» Task description
Write out each line exactly as it stands, please.

» Data
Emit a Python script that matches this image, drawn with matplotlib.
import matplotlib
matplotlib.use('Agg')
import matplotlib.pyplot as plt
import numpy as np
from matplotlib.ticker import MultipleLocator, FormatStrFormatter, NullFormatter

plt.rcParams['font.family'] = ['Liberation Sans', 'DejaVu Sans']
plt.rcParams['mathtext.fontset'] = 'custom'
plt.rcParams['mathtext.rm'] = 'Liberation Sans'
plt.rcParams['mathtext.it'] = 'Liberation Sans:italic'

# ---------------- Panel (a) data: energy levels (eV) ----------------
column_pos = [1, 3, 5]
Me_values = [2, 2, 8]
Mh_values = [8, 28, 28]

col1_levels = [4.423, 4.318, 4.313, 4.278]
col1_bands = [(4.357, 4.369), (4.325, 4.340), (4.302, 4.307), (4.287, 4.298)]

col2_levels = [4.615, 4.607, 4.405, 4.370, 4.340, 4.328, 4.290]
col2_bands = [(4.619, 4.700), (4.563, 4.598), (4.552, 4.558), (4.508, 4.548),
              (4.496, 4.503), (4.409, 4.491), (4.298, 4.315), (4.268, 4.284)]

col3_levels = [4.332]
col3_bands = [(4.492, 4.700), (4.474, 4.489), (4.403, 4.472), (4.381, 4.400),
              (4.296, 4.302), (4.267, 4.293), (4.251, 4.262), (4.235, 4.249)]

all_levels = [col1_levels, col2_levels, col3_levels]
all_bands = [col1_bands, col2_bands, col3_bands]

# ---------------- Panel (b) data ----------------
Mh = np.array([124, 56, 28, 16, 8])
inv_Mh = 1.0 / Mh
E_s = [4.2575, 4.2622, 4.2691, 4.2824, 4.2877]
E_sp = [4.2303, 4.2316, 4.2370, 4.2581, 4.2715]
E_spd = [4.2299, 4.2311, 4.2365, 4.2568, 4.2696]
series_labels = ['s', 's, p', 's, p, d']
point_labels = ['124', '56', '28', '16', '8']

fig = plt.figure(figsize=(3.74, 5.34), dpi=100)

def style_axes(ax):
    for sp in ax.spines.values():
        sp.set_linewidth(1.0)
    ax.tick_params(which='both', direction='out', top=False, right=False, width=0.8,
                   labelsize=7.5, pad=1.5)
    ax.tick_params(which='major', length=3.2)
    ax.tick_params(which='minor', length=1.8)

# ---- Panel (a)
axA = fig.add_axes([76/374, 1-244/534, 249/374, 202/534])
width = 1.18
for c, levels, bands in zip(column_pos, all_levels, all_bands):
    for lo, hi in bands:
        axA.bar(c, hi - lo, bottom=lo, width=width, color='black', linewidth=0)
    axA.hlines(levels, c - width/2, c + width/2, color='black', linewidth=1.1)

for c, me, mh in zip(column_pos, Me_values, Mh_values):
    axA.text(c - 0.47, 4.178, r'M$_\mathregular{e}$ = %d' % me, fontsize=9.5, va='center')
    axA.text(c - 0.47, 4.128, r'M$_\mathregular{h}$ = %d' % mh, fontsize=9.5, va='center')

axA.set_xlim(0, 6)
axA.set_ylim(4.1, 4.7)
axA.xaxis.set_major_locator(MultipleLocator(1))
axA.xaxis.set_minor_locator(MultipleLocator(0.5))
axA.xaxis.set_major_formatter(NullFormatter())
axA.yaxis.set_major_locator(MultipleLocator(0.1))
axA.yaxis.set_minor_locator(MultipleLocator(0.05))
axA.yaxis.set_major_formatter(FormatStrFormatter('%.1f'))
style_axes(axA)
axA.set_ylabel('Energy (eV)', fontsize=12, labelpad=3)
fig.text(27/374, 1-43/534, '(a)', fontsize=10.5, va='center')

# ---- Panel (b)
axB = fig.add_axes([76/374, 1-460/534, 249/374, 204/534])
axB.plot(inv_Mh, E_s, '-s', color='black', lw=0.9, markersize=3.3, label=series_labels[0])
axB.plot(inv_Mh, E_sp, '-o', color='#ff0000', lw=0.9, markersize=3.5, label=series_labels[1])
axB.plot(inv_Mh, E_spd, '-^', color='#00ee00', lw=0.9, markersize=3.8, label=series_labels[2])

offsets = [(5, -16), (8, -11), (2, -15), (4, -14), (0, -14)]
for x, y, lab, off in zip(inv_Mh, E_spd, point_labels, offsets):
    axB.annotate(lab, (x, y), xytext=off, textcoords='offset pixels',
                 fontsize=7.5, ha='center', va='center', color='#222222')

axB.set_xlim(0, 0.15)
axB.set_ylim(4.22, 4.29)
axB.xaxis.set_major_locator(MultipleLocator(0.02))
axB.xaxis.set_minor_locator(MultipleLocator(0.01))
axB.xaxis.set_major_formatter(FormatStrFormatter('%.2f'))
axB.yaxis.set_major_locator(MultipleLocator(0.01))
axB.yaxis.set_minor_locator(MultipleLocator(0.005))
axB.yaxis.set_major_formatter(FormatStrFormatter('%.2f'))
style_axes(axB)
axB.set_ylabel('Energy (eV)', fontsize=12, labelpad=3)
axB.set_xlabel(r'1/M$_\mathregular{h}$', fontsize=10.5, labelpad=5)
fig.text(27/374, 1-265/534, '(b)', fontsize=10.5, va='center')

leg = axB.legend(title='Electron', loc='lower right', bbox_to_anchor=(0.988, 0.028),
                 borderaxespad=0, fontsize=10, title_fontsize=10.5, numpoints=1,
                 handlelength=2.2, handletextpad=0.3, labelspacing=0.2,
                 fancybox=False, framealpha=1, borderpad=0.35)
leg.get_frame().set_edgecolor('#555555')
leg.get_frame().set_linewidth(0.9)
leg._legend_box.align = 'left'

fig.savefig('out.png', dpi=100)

» Finished exercise
Emit a Python script that matches this image, drawn with matplotlib.
import matplotlib
matplotlib.use('Agg')
import matplotlib.pyplot as plt
import numpy as np
from matplotlib.ticker import MultipleLocator, FormatStrFormatter, NullFormatter

plt.rcParams['font.family'] = ['Liberation Sans', 'DejaVu Sans']
plt.rcParams['mathtext.fontset'] = 'custom'
plt.rcParams['mathtext.rm'] = 'Liberation Sans'
plt.rcParams['mathtext.it'] = 'Liberation Sans:italic'

# ---------------- Panel (a) data: energy levels (eV) ----------------
column_pos = [1, 3, 5]
Me_values = [2, 2, 8]
Mh_values = [8, 28, 28]

col1_levels = [4.423, 4.318, 4.313, 4.278]
col1_bands = [(4.357, 4.369), (4.325, 4.340), (4.302, 4.307), (4.287, 4.298)]

col2_levels = [4.615, 4.607, 4.405, 4.370, 4.340, 4.328, 4.290]
col2_bands = [(4.619, 4.700), (4.563, 4.598), (4.552, 4.558), (4.508, 4.548),
              (4.496, 4.503), (4.409, 4.491), (4.298, 4.315), (4.268, 4.284)]

col3_levels = [4.332]
col3_bands = [(4.492, 4.700), (4.474, 4.489), (4.403, 4.472), (4.381, 4.400),
              (4.296, 4.302), (4.267, 4.293), (4.251, 4.262), (4.235, 4.249)]

all_levels = [col1_levels, col2_levels, col3_levels]
all_bands = [col1_bands, col2_bands, col3_bands]

# ---------------- Panel (b) data ----------------
Mh = np.array([124, 56, 28, 16, 8])
inv_Mh = 1.0 / Mh
E_s = [4.2575, 4.2622, 4.2691, 4.2824, 4.2877]
E_sp = [4.2303, 4.2316, 4.2370, 4.2581, 4.2715]
E_spd = [4.2299, 4.2311, 4.2365, 4.2568, 4.2696]
series_labels = ['s', 's, p', 's, p, d']
point_labels = ['124', '56', '28', '16', '8']

fig = plt.figure(figsize=(3.74, 5.34), dpi=100)

def style_axes(ax):
    for sp in ax.spines.values():
        sp.set_linewidth(1.0)
    ax.tick_params(which='both', direction='out', top=False, right=False, width=0.8,
                   labelsize=7.5, pad=1.5)
    ax.tick_params(which='major', length=3.2)
    ax.tick_params(which='minor', length=1.8)

# ---- Panel (a)
axA = fig.add_axes([76/374, 1-244/534, 249/374, 202/534])
width = 1.18
for c, levels, bands in zip(column_pos, all_levels, all_bands):
    for lo, hi in bands:
        axA.bar(c, hi - lo, bottom=lo, width=width, color='black', linewidth=0)
    axA.hlines(levels, c - width/2, c + width/2, color='black', linewidth=1.1)

for c, me, mh in zip(column_pos, Me_values, Mh_values):
    axA.text(c - 0.47, 4.178, r'M$_\mathregular{e}$ = %d' % me, fontsize=9.5, va='center')
    axA.text(c - 0.47, 4.128, r'M$_\mathregular{h}$ = %d' % mh, fontsize=9.5, va='center')

axA.set_xlim(0, 6)
axA.set_ylim(4.1, 4.7)
axA.xaxis.set_major_locator(MultipleLocator(1))
axA.xaxis.set_minor_locator(MultipleLocator(0.5))
axA.xaxis.set_major_formatter(NullFormatter())
axA.yaxis.set_major_locator(MultipleLocator(0.1))
axA.yaxis.set_minor_locator(MultipleLocator(0.05))
axA.yaxis.set_major_formatter(FormatStrFormatter('%.1f'))
style_axes(axA)
axA.set_ylabel('Energy (eV)', fontsize=12, labelpad=3)
fig.text(27/374, 1-43/534, '(a)', fontsize=10.5, va='center')

# ---- Panel (b)
axB = fig.add_axes([76/374, 1-460/534, 249/374, 204/534])
axB.plot(inv_Mh, E_s, '-s', color='black', lw=0.9, markersize=3.3, label=series_labels[0])
axB.plot(inv_Mh, E_sp, '-o', color='#ff0000', lw=0.9, markersize=3.5, label=series_labels[1])
axB.plot(inv_Mh, E_spd, '-^', color='#00ee00', lw=0.9, markersize=3.8, label=series_labels[2])

offsets = [(5, -16), (8, -11), (2, -15), (4, -14), (0, -14)]
for x, y, lab, off in zip(inv_Mh, E_spd, point_labels, offsets):
    axB.annotate(lab, (x, y), xytext=off, textcoords='offset pixels',
                 fontsize=7.5, ha='center', va='center', color='#222222')

axB.set_xlim(0, 0.15)
axB.set_ylim(4.22, 4.29)
axB.xaxis.set_major_locator(MultipleLocator(0.02))
axB.xaxis.set_minor_locator(MultipleLocator(0.01))
axB.xaxis.set_major_formatter(FormatStrFormatter('%.2f'))
axB.yaxis.set_major_locator(MultipleLocator(0.01))
axB.yaxis.set_minor_locator(MultipleLocator(0.005))
axB.yaxis.set_major_formatter(FormatStrFormatter('%.2f'))
style_axes(axB)
axB.set_ylabel('Energy (eV)', fontsize=12, labelpad=3)
axB.set_xlabel(r'1/M$_\mathregular{h}$', fontsize=10.5, labelpad=5)
fig.text(27/374, 1-265/534, '(b)', fontsize=10.5, va='center')

leg = axB.legend(title='Electron', loc='lower right', bbox_to_anchor=(0.988, 0.028),
                 borderaxespad=0, fontsize=10, title_fontsize=10.5, numpoints=1,
                 handlelength=2.2, handletextpad=0.3, labelspacing=0.2,
                 fancybox=False, framealpha=1, borderpad=0.35)
leg.get_frame().set_edgecolor('#555555')
leg.get_frame().set_linewidth(0.9)
leg._legend_box.align = 'left'

fig.savefig('out.png', dpi=100)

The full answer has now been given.